Indeed, with the ruling, the board found itself wading into a dispute over just how the overlay should be applied. On one side, the University Area Partners neighborhood association saw the variances in question and overlay zoning status as compatible ideas. On the other, Central Austin Neighborhood Planning Advisory Committee co-Chair Mary Ingle worried that they would gut what she sees as the purpose of the district. However, the committee as a whole had no official position on the plans for the project.

 

The variances needed five votes and only got four. Board members Jeff Jack, Heidi Goebel, and Bryan King opposed the exceptions.

 

Cathy Norman is the president of University Area Partners.
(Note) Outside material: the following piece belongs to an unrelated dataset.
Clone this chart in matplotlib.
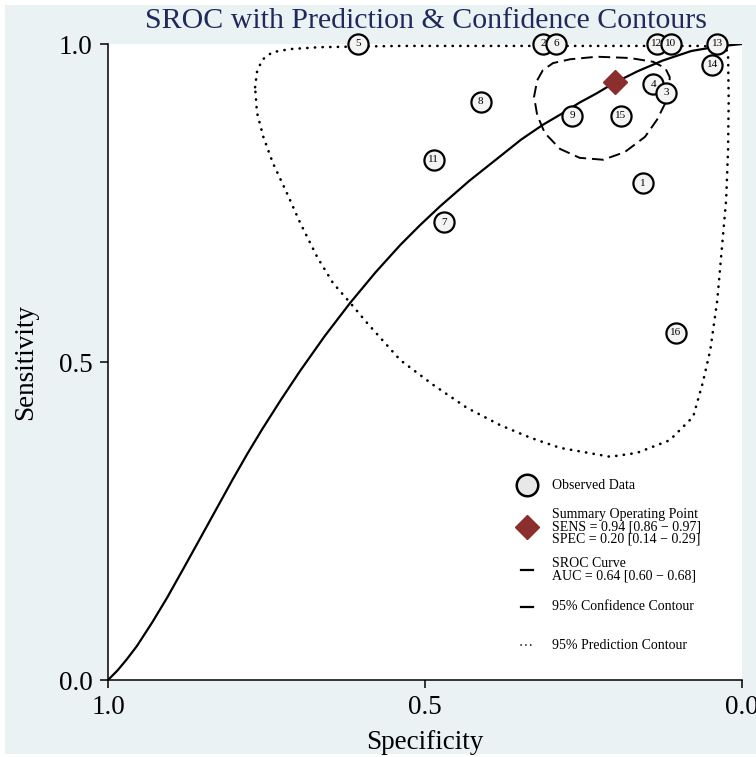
import matplotlib
matplotlib.use("Agg")
import matplotlib.pyplot as plt
from matplotlib.patches import Rectangle

plt.rcParams["font.family"] = ["Liberation Serif", "DejaVu Serif"]

# estudos individuais: especificidade, sensibilidade, rótulo
estudo_rotulo = ["5", "2", "6", "12", "10", "13", "14", "4", "3", "8", "9", "15", "11", "1", "7", "16"]
estudo_spec = [0.606, 0.314, 0.293, 0.134, 0.112, 0.039, 0.047, 0.140, 0.120, 0.412, 0.268, 0.191, 0.486, 0.156, 0.470, 0.104]
estudo_sens = [1.000, 1.000, 1.000, 1.000, 1.000, 1.000, 0.967, 0.937, 0.923, 0.909, 0.887, 0.887, 0.818, 0.781, 0.720, 0.546]

# ponto operacional resumo
resumo_spec = 0.20
resumo_sens = 0.94

# curva SROC
sroc_spec = [1.000, 0.985, 0.970, 0.954, 0.930, 0.907, 0.880, 0.855, 0.829, 0.803, 0.780,
             0.757, 0.727, 0.697, 0.658, 0.618, 0.578, 0.539, 0.508, 0.476, 0.430,
             0.382, 0.348, 0.314, 0.285, 0.256, 0.230, 0.203, 0.165, 0.125, 0.080,
             0.039, 0.000]
sroc_sens = [0.000, 0.015, 0.033, 0.054, 0.091, 0.129, 0.177, 0.222, 0.269, 0.316, 0.356,
             0.394, 0.441, 0.486, 0.541, 0.593, 0.641, 0.684, 0.715, 0.745, 0.785,
             0.823, 0.850, 0.873, 0.890, 0.908, 0.922, 0.938, 0.957, 0.974, 0.989,
             0.996, 1.000]

# contorno de confiança 95%
conf_spec = [0.323, 0.314, 0.298, 0.271, 0.229, 0.177, 0.140, 0.121, 0.114, 0.115, 0.121,
             0.134, 0.153, 0.185, 0.219, 0.256, 0.287, 0.311, 0.323, 0.328, 0.323]
conf_sens = [0.943, 0.959, 0.970, 0.976, 0.980, 0.978, 0.972, 0.962, 0.948, 0.928, 0.907,
             0.881, 0.854, 0.830, 0.818, 0.821, 0.835, 0.860, 0.888, 0.917, 0.943]

# contorno de predição 95%
pred_spec = [0.768, 0.765, 0.757, 0.741, 0.713, 0.666, 0.539, 0.382, 0.224, 0.066, 0.028,
             0.022, 0.021, 0.022, 0.025, 0.032, 0.039, 0.050, 0.062, 0.077, 0.114, 0.166,
             0.208, 0.287, 0.334, 0.382, 0.434, 0.487, 0.539, 0.591, 0.618, 0.645, 0.670,
             0.697, 0.718, 0.740, 0.755, 0.765, 0.768]
pred_sens = [0.932, 0.956, 0.975, 0.987, 0.992, 0.995, 0.997, 0.997, 0.997, 0.997, 0.995,
             0.987, 0.912, 0.833, 0.755, 0.676, 0.597, 0.519, 0.467, 0.414, 0.377, 0.357,
             0.351, 0.365, 0.381, 0.401, 0.428, 0.464, 0.503, 0.561, 0.593, 0.624, 0.665,
             0.719, 0.766, 0.813, 0.854, 0.892, 0.932]

legenda_textos = [
    "Observed Data",
    "Summary Operating Point\nSENS = 0.94 [0.86 \u2212 0.97]\nSPEC = 0.20 [0.14 \u2212 0.29]",
    "SROC Curve\nAUC = 0.64 [0.60 \u2212 0.68]",
    "95% Confidence Contour",
    "95% Prediction Contour",
]

FUNDO = "#EAF2F4"
VINHO = "#8B2E2E"
TITULO = "#1F2A5A"
PONTILHADO = (0, (0.1, 2.8))

fig = plt.figure(figsize=(7.56, 7.57), dpi=100, facecolor="white")
fig.patches.append(Rectangle((5 / 756, 3 / 757), 2, 1 - 8 / 757, transform=fig.transFigure,
                             facecolor=FUNDO, edgecolor="none", zorder=-10))
ax = fig.add_axes([108 / 756, 77 / 757, 634 / 756, 636 / 757])
ax.set_facecolor("white")

ax.plot(pred_spec, pred_sens, color="black", lw=1.9, linestyle=PONTILHADO,
        dash_capstyle="round", zorder=2)
ax.plot(conf_spec, conf_sens, color="black", lw=1.4, linestyle=(0, (6, 3)), zorder=2)
ax.plot(sroc_spec, sroc_sens, color="black", lw=1.6, zorder=3)

for rot, sp, se in zip(estudo_rotulo, estudo_spec, estudo_sens):
    ax.plot(sp, se, "o", ms=14.5, mfc="#F4F4F4", mec="black", mew=1.6, zorder=4, clip_on=False)
    ax.text(sp, se, rot, ha="center", va="center", fontsize=8, zorder=5, clip_on=False)

ax.plot(resumo_spec, resumo_sens, "D", ms=12, color=VINHO, zorder=6)

# legenda desenhada à mão
lx, tx = 0.661, 0.700
ys = [0.3066, 0.2406, 0.173, 0.1148, 0.055]
ax.plot(lx, ys[0], "o", ms=15.5, mfc="#E8E8E8", mec="black", mew=1.8, transform=ax.transAxes)
ax.plot(lx, ys[1], "D", ms=12, color=VINHO, transform=ax.transAxes)
ax.plot([lx - 0.009, lx + 0.009], [ys[2]] * 2, color="black", lw=1.6, transform=ax.transAxes)
ax.plot([lx - 0.009, lx + 0.009], [ys[3]] * 2, color="black", lw=1.6, transform=ax.transAxes)
ax.plot([lx - 0.01, lx + 0.01], [ys[4]] * 2, color="black", lw=1.2,
        linestyle=PONTILHADO, dash_capstyle="round", transform=ax.transAxes)
for y, t in zip(ys, legenda_textos):
    ax.text(tx, y, t, transform=ax.transAxes, ha="left", va="center",
            fontsize=10, linespacing=0.95)

ax.set_xlim(1, 0)
ax.set_ylim(0, 1)
ax.set_xticks([1.0, 0.5, 0.0], ["1.0", "0.5", "0.0"])
ax.set_yticks([0.0, 0.5, 1.0], ["0.0", "0.5", "1.0"])
ax.tick_params(direction="out", length=6, width=1.1, labelsize=19.5, pad=5)
for lado in ("top", "right"):
    ax.spines[lado].set_visible(False)
for lado in ("left", "bottom"):
    ax.spines[lado].set_linewidth(1.1)

ax.set_xlabel("Specificity", fontsize=19.5, labelpad=7)
ax.set_ylabel("Sensitivity", fontsize=19.5, labelpad=15)
fig.text(426 / 756, 1 - 21 / 757, "SROC with Prediction & Confidence Contours",
         ha="center", va="center", fontsize=21.5, color=TITULO)

fig.savefig("out.png", dpi=100, facecolor=fig.get_facecolor())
She told the board that, even with the variances to the building in question, the spirit of the overlay would remain in tact.

 

“We like for people to develop under (the overlay) because we like the greater residential density and we like the pedestrian improvements,” she said. “We reviewed this request for support of their variance at our general meeting in October and we looked at the design and talked about are we still achieving some of the purposes of the (overlay) rules … and we feel that the spirit of the (district) is still being complied with.”

 

The developers had asked the board to allow the ground floor of their building to be 19 1/2 feet higher than the sidewalk that runs alongside of it. They argued that the topography of the site would make it impossible for them to construct the project according to plan and code.

 

They had also asked the board to allow them to build a utility vault that would not be next to their alley. Both of those regulations come with University Overlay zoning.

 

In her testimony, Ingle was blunt. “The future of (University Overlay zoning) is at risk with these types of precedents,” she argued, “The way you qualify for (the overlay) is you meet the design guidelines, and both of these variances are part of the design guidelines.”

 

Besides, Ingle argued, the developers didn’t have to choose to zone with the overlay. “(It’s) optional,” she said. “Every property in (the district) has a base zoning … the developer has an opportunity to build in this base zoning without (the overlay) and without any variances to (that overlay).”

 

After the hearing, Ingle told In Fact Daily that she felt that the request featured some amount of trickery on the part of the developer. “This was just an old something pulled out of a drawer … (so they could say) we have a topography issue,” she said. “It’s convincing if you don’t know anything about topography or grades or engineering, but for me — and just having talked with many engineers … this project could be done like that with no variances overnight with good design.”

 

In the end the board sided with Ingle.

 

“I think or I feel or I have (an) idea that what you’re trying to do is recycle this old plan and put it on this site, and you’re fighting mightily to do that but you’re running up against these variances,” said Goebel.

 

The University Overlay district was approved in 2008. In effect, it rewards high density structures with extra height allowances in return for meeting certain requirements meant to leave the area around the University of Texas with an attractive streetscape.

 

Though the height enticement can only be captured if developers opt in to the district, it does not represent a mandatory zoning regulation.